Когда они вернулись к остальным, Ганс упал и вытянулся на спине.

— Ну как там было? — спросил кто-то.

Папины легкие наполнились небом.


Через несколько часов, вымывшись, поев и сблевнув, Ганс попытался написать подробное письмо домой. Руки не слушались, и ему поневоле пришлось быть кратким. Остальное он, если хватит духу, расскажет на словах, когда вернется и если вернется.

«Мои дорогие Роза и Лизель», — начал он.

На эти пять слов у него ушла не одна минута.

ЕДОКИ ХЛЕБА

Год в Молькинге выдался длинный и полный событий — и вот наконец он подходил к концу.

Последние несколько месяцев 1942-го Лизель поглощали раздумья о трех мужчинах в беде, как она их называла.

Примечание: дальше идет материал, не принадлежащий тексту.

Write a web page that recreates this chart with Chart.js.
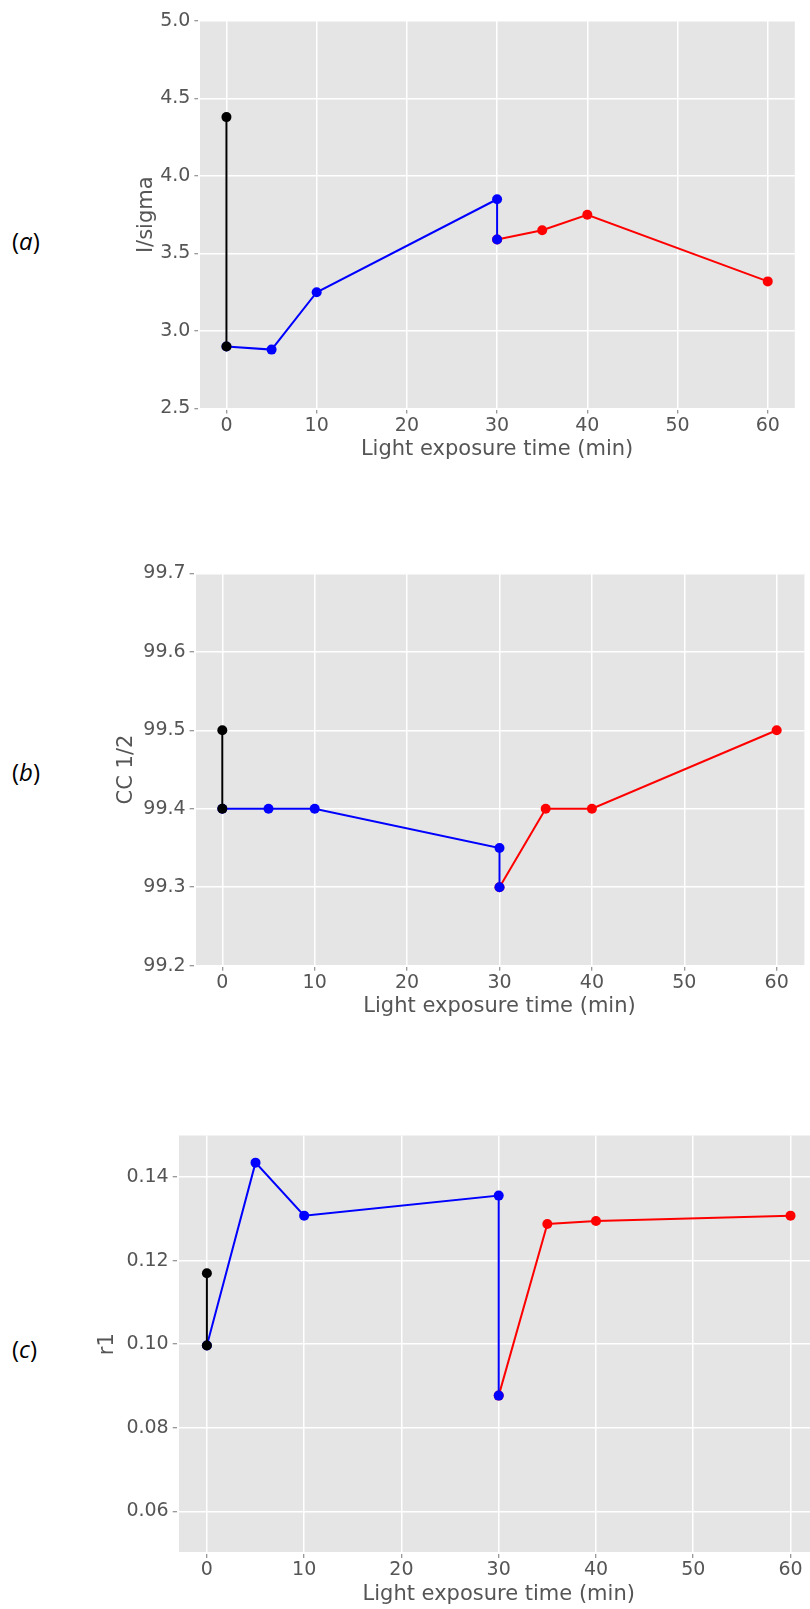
<!DOCTYPE html>
<html>
<head>
  <title>Light exposure time series</title>
  <script src="https://cdn.jsdelivr.net/npm/chart.js"></script>
  <style>
    body {
      margin: 0;
      width: 810px;
      height: 1609px;
      overflow: hidden;
      position: relative;
      background: #ffffff;
    }
    canvas {
      position: absolute;
      left: 0;
    }
    .tag {
      position: absolute;
      left: 12px;
      font-family: "Open Sans", sans-serif;
      font-size: 24px;
      line-height: 30px;
      color: #000000;
    }
  </style>
  <script>
    // exposure times for the three segments of each run
    const darkTime = [0, 0];
    const blueTime = [0, 5, 10, 30, 30];
    const redTime = [30, 35, 40, 60];
    const timeTicks = [0, 10, 20, 30, 40, 50, 60];

    // I/sigma
    const isigmaDark = [4.38, 2.90];
    const isigmaBlue = [2.90, 2.88, 3.25, 3.85, 3.59];
    const isigmaRed = [3.59, 3.65, 3.75, 3.32];
    const isigmaTicks = [2.5, 3.0, 3.5, 4.0, 4.5, 5.0];

    // CC 1/2
    const ccDark = [99.5, 99.4];
    const ccBlue = [99.4, 99.4, 99.4, 99.35, 99.3];
    const ccRed = [99.3, 99.4, 99.4, 99.5];
    const ccTicks = [99.2, 99.3, 99.4, 99.5, 99.6, 99.7];

    // r1
    const r1Dark = [0.117, 0.0997];
    const r1Blue = [0.0997, 0.1435, 0.1308, 0.1356, 0.0877];
    const r1Red = [0.0877, 0.1288, 0.1295, 0.1308];
    const r1Ticks = [0.06, 0.08, 0.10, 0.12, 0.14];

    const GREY = '#555555';
    const FONT = 'DejaVu Sans';

    // grey ggplot-style panel behind the plot area
    const panelBackground = {
      id: 'panelBackground',
      beforeDraw(chart) {
        const a = chart.chartArea;
        const ctx = chart.ctx;
        ctx.save();
        ctx.fillStyle = '#e5e5e5';
        ctx.fillRect(a.left, a.top, a.right - a.left, a.bottom - a.top);
        ctx.restore();
      }
    };

    function points(xs, ys) {
      return xs.map((x, i) => ({ x: x, y: ys[i] }));
    }

    function segment(xs, ys, color) {
      return {
        data: points(xs, ys),
        showLine: true,
        borderColor: color,
        backgroundColor: color,
        pointBackgroundColor: color,
        pointBorderWidth: 0,
        pointRadius: 5,
        borderWidth: 2
      };
    }

    function drawPanel(id, p) {
      const canvas = document.getElementById(id);
      const top = Math.floor(p.top) - 20;
      const padTop = p.top - top;
      const axisH = 53.8;
      const padLeft = p.titleMid - 12.6;
      const width = Math.ceil(p.right) + 10;
      const height = Math.ceil(p.bottom - top + axisH);
      canvas.width = width;
      canvas.height = height;
      canvas.style.top = top + 'px';

      const tickFont = { family: FONT, size: 19 };
      const titleFont = { family: FONT, size: 21 };
      const grid = { color: '#ffffff', lineWidth: 1.5, tickColor: '#777777', tickWidth: 1, tickLength: 5 };

      new Chart(canvas, {
        type: 'scatter',
        data: {
          datasets: [
            segment(darkTime, p.dark, '#000000'),
            segment(blueTime, p.blue, '#0000ff'),
            segment(redTime, p.red, '#ff0000')
          ]
        },
        options: {
          responsive: false,
          animation: false,
          layout: {
            padding: { left: padLeft, top: padTop, right: width - p.right, bottom: height - (p.bottom - top) - axisH }
          },
          plugins: { legend: { display: false }, tooltip: { enabled: false } },
          scales: {
            x: {
              type: 'linear',
              min: -3,
              max: 63,
              grid: grid,
              border: { display: true, color: '#ffffff', width: 2 },
              afterBuildTicks: s => { s.ticks = timeTicks.map(v => ({ value: v })); },
              afterFit: s => { s.height = axisH; },
              ticks: { font: tickFont, color: GREY, padding: 1, maxRotation: 0 },
              title: { display: true, text: 'Light exposure time (min)', font: titleFont, color: GREY, padding: 0 }
            },
            y: {
              type: 'linear',
              min: p.min,
              max: p.max,
              grid: grid,
              border: { display: true, color: '#ffffff', width: 2 },
              afterBuildTicks: s => { s.ticks = p.ticks.map(v => ({ value: v })); },
              afterFit: s => { s.width = p.left - padLeft; },
              ticks: { font: tickFont, color: GREY, padding: 4, callback: v => v.toFixed(p.decimals) },
              title: { display: true, text: p.label, font: titleFont, color: GREY, padding: 0 }
            }
          }
        },
        plugins: [panelBackground]
      });
    }

    window.onload = () => {
      drawPanel('chartA', {
        left: 199.4, right: 794.8, top: 21, bottom: 408.5, titleMid: 146.5,
        min: 2.5, max: 5.0, ticks: isigmaTicks, decimals: 1, label: 'I/sigma',
        dark: isigmaDark, blue: isigmaBlue, red: isigmaRed
      });
      drawPanel('chartB', {
        left: 194.6, right: 804.4, top: 573.3, bottom: 965.7, titleMid: 127,
        min: 99.2, max: 99.7, ticks: ccTicks, decimals: 1, label: 'CC 1/2',
        dark: ccDark, blue: ccBlue, red: ccRed
      });
      drawPanel('chartC', {
        left: 177.7, right: 819.7, top: 1135.5, bottom: 1553, titleMid: 108,
        min: 0.05, max: 0.15, ticks: r1Ticks, decimals: 2, label: 'r1',
        dark: r1Dark, blue: r1Blue, red: r1Red
      });
    };
  </script>
</head>
<body>
  <div class="tag" style="top:226px">(<i>a</i>)</div>
  <div class="tag" style="top:757px">(<i>b</i>)</div>
  <div class="tag" style="top:1334px">(<i>c</i>)</div>
  <canvas id="chartA"></canvas>
  <canvas id="chartB"></canvas>
  <canvas id="chartC"></canvas>
</body>
</html>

Она гадала, где они могут быть и что делать.

Однажды днем Лизель вынула из футляра Папин аккордеон и тщательно протерла его тряпкой. И только раз, перед тем как сложить его обратно, Лизель сделала то, чего не смогла Мама. Коснулась пальцем клавиши и тихонько качнула мехи. Роза была права. От этого в комнате только стало еще пустее.

Встречаясь с Руди, Лизель всякий раз спрашивала, какие вести от Алекса Штайнера. Иногда Руди в подробностях пересказывал содержание последнего отцовского письма. По сравнению единственное письмо, полученное Лизель от Папы, как-то разочаровывало.

Ну а про Макса, конечно, оставалось только воображать.

С великим оптимизмом она представляла, как он шагает один по пустынной дороге. Время от времени рисовала себе, как Макс входит в какие-нибудь двери спасения, обманув, кого нужно, своим поддельным удостоверением.

Эти трое являлись ей повсюду.

В окне класса она замечала Папу. Макс часто сидел рядом с ней у камина. Алекс Штайнер появлялся, когда она гуляла с Руди: смотрел на них из глубины мастерской, когда они заглядывали туда, бросив велики на тротуаре.

— Смотри, какие костюмы, — говорил ей Руди, упираясь в стекло лбом и ладонями. — Все пропадает.


Странно, только одним из любимых развлечений Лизель стала фрау Хольцапфель. Теперь чтение проходило и по средам: они закончили «Свистуна» в сокращенной водой версии и теперь взялись за «Почтальона снов». Фрау Хольцапфель иногда угощала Лизель чаем, а то и супом, который неизменно бывал лучше Маминого. Не такой водянистый.


Между октябрем и декабрем случился еще один парад евреев, а потом еще один. Как и в прошлый раз, Лизель помчалась на Мюнхен-штрассе, но теперь — посмотреть, нет ли среди узников Макса Ванденбурга. Она разрывалась между очевидным желанием увидеть его — чтобы убедиться, что он жив, — и не увидеть, что могло означать любое число исходов, один из которых — свобода.